━━ Data block

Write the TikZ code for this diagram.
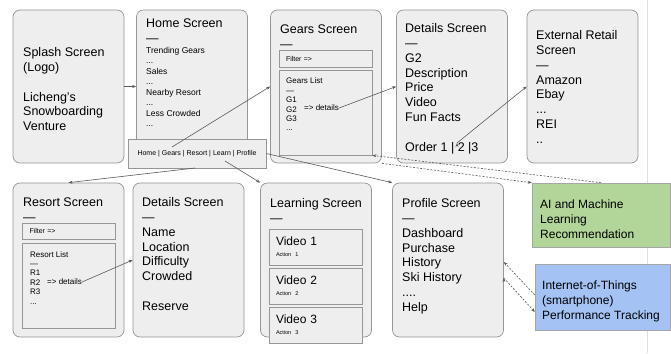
\documentclass[tikz,border=0pt]{standalone}
\usepackage{fontspec}
\setmainfont{Liberation Sans}
\usepackage{tikz}
\usetikzlibrary{positioning,shapes.misc,arrows.meta}

\definecolor{screengray}{RGB}{238,238,238}
\definecolor{framegray}{RGB}{150,150,150}
\definecolor{linkgray}{RGB}{90,90,90}
\definecolor{aigreen}{RGB}{178,213,154}
\definecolor{iotblue}{RGB}{164,194,244}

\begin{document}
\begin{tikzpicture}[x=1pt,y=-1pt,>={Stealth[length=4pt,width=3pt]},
    screen/.style={draw=framegray,fill=screengray,rounded corners=7pt,line width=0.7pt,
      minimum width=111pt,minimum height=153pt,inner sep=0pt},
    panel/.style={draw=framegray,fill=screengray,line width=0.7pt,inner xsep=7pt,inner ysep=0pt,
      text width=79pt,align=left},
    note/.style={chamfered rectangle,chamfered rectangle corners=north east,
      chamfered rectangle xsep=9pt,draw=gray!70,line width=0.5pt,inner sep=0pt},
    screentext/.style={font=\fontsize{12.5}{14.8}\selectfont,align=left,inner sep=0pt,anchor=north west},
    itemtext/.style={font=\fontsize{8.5}{10.5}\selectfont,align=left,inner sep=0pt,anchor=north west},
    listtext/.style={font=\fontsize{8}{9.4}\selectfont,align=left,inner sep=0pt,anchor=north west},
    navtext/.style={font=\fontsize{7}{8}\selectfont},
    notetext/.style={font=\fontsize{12}{15}\selectfont,align=left,inner sep=0pt,anchor=west},
    link/.style={->,draw=linkgray,line width=0.6pt},
    datalink/.style={->,draw=linkgray,line width=0.6pt,dash pattern=on 2pt off 1.5pt}]
  \fill[white] (0,0) rectangle (671,353);
  \useasboundingbox (0,0) rectangle (671,353);
  \draw[gray!25,line width=0.8pt] (647,0) -- (647,353);

  %% top row
  \node[screen] (splash) at (68.5,86.5) {};
  \node[screen] (home) at (192,86.5) {};
  \node[screen] (gears) at (326,86.5) {};
  \node[screen] (details) at (452,86.5) {};
  \node[screen] (retail) at (582.5,86.5) {};
  \node[panel,navtext,minimum height=17pt] (gearsfilter) at (325.5,58.5) {Filter =>};
  \node[panel,minimum height=85pt] (gearslist) at (325.5,112.5) {};
  \node[draw=framegray,fill=screengray,line width=0.7pt,navtext,
        minimum width=138pt,minimum height=29pt,inner sep=0pt] (nav) at (197,153.5)
        {Home | Gears | Resort | Learn | Profile};

  %% bottom row
  \node[screen,minimum height=154pt] (resort) at (68.5,260) {};
  \node[screen,minimum height=154pt] (placedetails) at (188.5,260) {};
  \node[screen,minimum height=154pt] (learning) at (316,260) {};
  \node[screen,minimum height=154pt] (profile) at (448,260) {};
  \node[panel,navtext,minimum height=16pt] (resortfilter) at (69,231) {Filter =>};
  \node[panel,minimum height=85pt] (resortlist) at (69,285.5) {};
  \node[panel,font=\fontsize{12}{14}\selectfont,minimum height=36pt] (video1) at (315.5,247)
        {Video 1\\[-3pt]{\fontsize{5.5}{6.5}\selectfont Action 1}};
  \node[panel,font=\fontsize{12}{14}\selectfont,minimum height=36pt] (video2) at (315.5,286)
        {Video 2\\[-3pt]{\fontsize{5.5}{6.5}\selectfont Action 2}};
  \node[panel,font=\fontsize{12}{14}\selectfont,minimum height=36pt] (video3) at (315.5,325)
        {Video 3\\[-3pt]{\fontsize{5.5}{6.5}\selectfont Action 3}};

  %% notes
  \node[note,fill=aigreen,minimum width=138pt,minimum height=64pt] (ai) at (601,215) {};
  \node[note,fill=iotblue,minimum width=135pt,minimum height=66pt] (iot) at (602.5,297) {};
  \node[notetext] (aitext) at (540,219) {AI and Machine\\Learning\\Recommendation};
  \node[notetext] (iottext) at (542,301) {Internet-of-Things\\(smartphone)\\Performance Tracking};

  %% screen texts
  \node[screentext] (splashtext) at (23,47.5)
        {Splash Screen\\(Logo)\\[14.8pt]Licheng's\\Snowboarding\\Venture};
  \node[screentext] (hometitle) at (146,18.5) {Home Screen\\—};
  \node[itemtext] (homeitems) at (146,47)
        {Trending Gears\\...\\Sales\\...\\Nearby Resort\\...\\Less Crowded\\...};
  \node[screentext] (gearstitle) at (280,24.5) {Gears Screen\\—};
  \node[listtext] (gearsitems) at (286,78) {Gears List\\—\\G1\\G2\\G3\\...};
  \node[listtext,anchor=west] (gearsdet) at (304,108) {=> details};
  \node[screentext] (detailstext) at (405,23.5)
        {Details Screen\\—\\G2\\Description\\Price\\Video\\Fun Facts\\[14.8pt]Order 1 | 2 |3};
  \node[screentext] (retailtext) at (536,30.5)
        {External Retail\\Screen\\—\\Amazon\\Ebay\\...\\REI\\..};
  \node[screentext] (resorttitle) at (23,197.5) {Resort Screen\\—};
  \node[listtext] (resortitems) at (30,251) {Resort List\\—\\R1\\R2\\R3\\...};
  \node[listtext,anchor=west] (resortdet) at (47,282) {=> details};
  \node[screentext] (placetext) at (142,197.5)
        {Details Screen\\—\\Name\\Location\\Difficulty\\Crowded\\[14.8pt]Reserve};
  \node[screentext] (learningtitle) at (270,198.5) {Learning Screen\\—};
  \node[screentext] (profiletext) at (402,198.5)
        {Profile Screen\\—\\Dashboard\\Purchase\\History\\Ski History\\....\\Help};

  %% links
  \coordinate (navgears) at (172,147);
  \coordinate (navresort) at (195,168);
  \coordinate (navlearn) at (225,161);
  \coordinate (orderlink) at (457,143);
  \draw[link] (splash.east) -- (splash.east -| home.west);
  \path[link] (navgears) edge (gears.west)
              (navresort) edge (resort.north)
              (navlearn) edge (learning.north west)
              (nav.east) edge (profile.north west)
              (gearsdet.east) edge (details.west)
              (resortdet.east) edge (placedetails.west)
              (orderlink) edge (retail.west);
  \path[datalink] (ai.north) edge (gearslist.south east)
                  (gears.south east) edge (ai.north west)
                  ([yshift=2pt]iot.west) edge ([yshift=-2pt]profile.east)
                  ([yshift=-18pt]profile.east) edge ([yshift=-15pt]iot.west);
\end{tikzpicture}
\end{document}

━━━━

■ Exercise:
Exclude the pictures, and transcribe all of the material exactly.

■ Output for this exercise:
Write the TikZ code for this diagram.
\documentclass[tikz,border=0pt]{standalone}
\usepackage{fontspec}
\setmainfont{Liberation Sans}
\usepackage{tikz}
\usetikzlibrary{positioning,shapes.misc,arrows.meta}

\definecolor{screengray}{RGB}{238,238,238}
\definecolor{framegray}{RGB}{150,150,150}
\definecolor{linkgray}{RGB}{90,90,90}
\definecolor{aigreen}{RGB}{178,213,154}
\definecolor{iotblue}{RGB}{164,194,244}

\begin{document}
\begin{tikzpicture}[x=1pt,y=-1pt,>={Stealth[length=4pt,width=3pt]},
    screen/.style={draw=framegray,fill=screengray,rounded corners=7pt,line width=0.7pt,
      minimum width=111pt,minimum height=153pt,inner sep=0pt},
    panel/.style={draw=framegray,fill=screengray,line width=0.7pt,inner xsep=7pt,inner ysep=0pt,
      text width=79pt,align=left},
    note/.style={chamfered rectangle,chamfered rectangle corners=north east,
      chamfered rectangle xsep=9pt,draw=gray!70,line width=0.5pt,inner sep=0pt},
    screentext/.style={font=\fontsize{12.5}{14.8}\selectfont,align=left,inner sep=0pt,anchor=north west},
    itemtext/.style={font=\fontsize{8.5}{10.5}\selectfont,align=left,inner sep=0pt,anchor=north west},
    listtext/.style={font=\fontsize{8}{9.4}\selectfont,align=left,inner sep=0pt,anchor=north west},
    navtext/.style={font=\fontsize{7}{8}\selectfont},
    notetext/.style={font=\fontsize{12}{15}\selectfont,align=left,inner sep=0pt,anchor=west},
    link/.style={->,draw=linkgray,line width=0.6pt},
    datalink/.style={->,draw=linkgray,line width=0.6pt,dash pattern=on 2pt off 1.5pt}]
  \fill[white] (0,0) rectangle (671,353);
  \useasboundingbox (0,0) rectangle (671,353);
  \draw[gray!25,line width=0.8pt] (647,0) -- (647,353);

  %% top row
  \node[screen] (splash) at (68.5,86.5) {};
  \node[screen] (home) at (192,86.5) {};
  \node[screen] (gears) at (326,86.5) {};
  \node[screen] (details) at (452,86.5) {};
  \node[screen] (retail) at (582.5,86.5) {};
  \node[panel,navtext,minimum height=17pt] (gearsfilter) at (325.5,58.5) {Filter =>};
  \node[panel,minimum height=85pt] (gearslist) at (325.5,112.5) {};
  \node[draw=framegray,fill=screengray,line width=0.7pt,navtext,
        minimum width=138pt,minimum height=29pt,inner sep=0pt] (nav) at (197,153.5)
        {Home | Gears | Resort | Learn | Profile};

  %% bottom row
  \node[screen,minimum height=154pt] (resort) at (68.5,260) {};
  \node[screen,minimum height=154pt] (placedetails) at (188.5,260) {};
  \node[screen,minimum height=154pt] (learning) at (316,260) {};
  \node[screen,minimum height=154pt] (profile) at (448,260) {};
  \node[panel,navtext,minimum height=16pt] (resortfilter) at (69,231) {Filter =>};
  \node[panel,minimum height=85pt] (resortlist) at (69,285.5) {};
  \node[panel,font=\fontsize{12}{14}\selectfont,minimum height=36pt] (video1) at (315.5,247)
        {Video 1\\[-3pt]{\fontsize{5.5}{6.5}\selectfont Action 1}};
  \node[panel,font=\fontsize{12}{14}\selectfont,minimum height=36pt] (video2) at (315.5,286)
        {Video 2\\[-3pt]{\fontsize{5.5}{6.5}\selectfont Action 2}};
  \node[panel,font=\fontsize{12}{14}\selectfont,minimum height=36pt] (video3) at (315.5,325)
        {Video 3\\[-3pt]{\fontsize{5.5}{6.5}\selectfont Action 3}};

  %% notes
  \node[note,fill=aigreen,minimum width=138pt,minimum height=64pt] (ai) at (601,215) {};
  \node[note,fill=iotblue,minimum width=135pt,minimum height=66pt] (iot) at (602.5,297) {};
  \node[notetext] (aitext) at (540,219) {AI and Machine\\Learning\\Recommendation};
  \node[notetext] (iottext) at (542,301) {Internet-of-Things\\(smartphone)\\Performance Tracking};

  %% screen texts
  \node[screentext] (splashtext) at (23,47.5)
        {Splash Screen\\(Logo)\\[14.8pt]Licheng's\\Snowboarding\\Venture};
  \node[screentext] (hometitle) at (146,18.5) {Home Screen\\—};
  \node[itemtext] (homeitems) at (146,47)
        {Trending Gears\\...\\Sales\\...\\Nearby Resort\\...\\Less Crowded\\...};
  \node[screentext] (gearstitle) at (280,24.5) {Gears Screen\\—};
  \node[listtext] (gearsitems) at (286,78) {Gears List\\—\\G1\\G2\\G3\\...};
  \node[listtext,anchor=west] (gearsdet) at (304,108) {=> details};
  \node[screentext] (detailstext) at (405,23.5)
        {Details Screen\\—\\G2\\Description\\Price\\Video\\Fun Facts\\[14.8pt]Order 1 | 2 |3};
  \node[screentext] (retailtext) at (536,30.5)
        {External Retail\\Screen\\—\\Amazon\\Ebay\\...\\REI\\..};
  \node[screentext] (resorttitle) at (23,197.5) {Resort Screen\\—};
  \node[listtext] (resortitems) at (30,251) {Resort List\\—\\R1\\R2\\R3\\...};
  \node[listtext,anchor=west] (resortdet) at (47,282) {=> details};
  \node[screentext] (placetext) at (142,197.5)
        {Details Screen\\—\\Name\\Location\\Difficulty\\Crowded\\[14.8pt]Reserve};
  \node[screentext] (learningtitle) at (270,198.5) {Learning Screen\\—};
  \node[screentext] (profiletext) at (402,198.5)
        {Profile Screen\\—\\Dashboard\\Purchase\\History\\Ski History\\....\\Help};

  %% links
  \coordinate (navgears) at (172,147);
  \coordinate (navresort) at (195,168);
  \coordinate (navlearn) at (225,161);
  \coordinate (orderlink) at (457,143);
  \draw[link] (splash.east) -- (splash.east -| home.west);
  \path[link] (navgears) edge (gears.west)
              (navresort) edge (resort.north)
              (navlearn) edge (learning.north west)
              (nav.east) edge (profile.north west)
              (gearsdet.east) edge (details.west)
              (resortdet.east) edge (placedetails.west)
              (orderlink) edge (retail.west);
  \path[datalink] (ai.north) edge (gearslist.south east)
                  (gears.south east) edge (ai.north west)
                  ([yshift=2pt]iot.west) edge ([yshift=-2pt]profile.east)
                  ([yshift=-18pt]profile.east) edge ([yshift=-15pt]iot.west);
\end{tikzpicture}
\end{document}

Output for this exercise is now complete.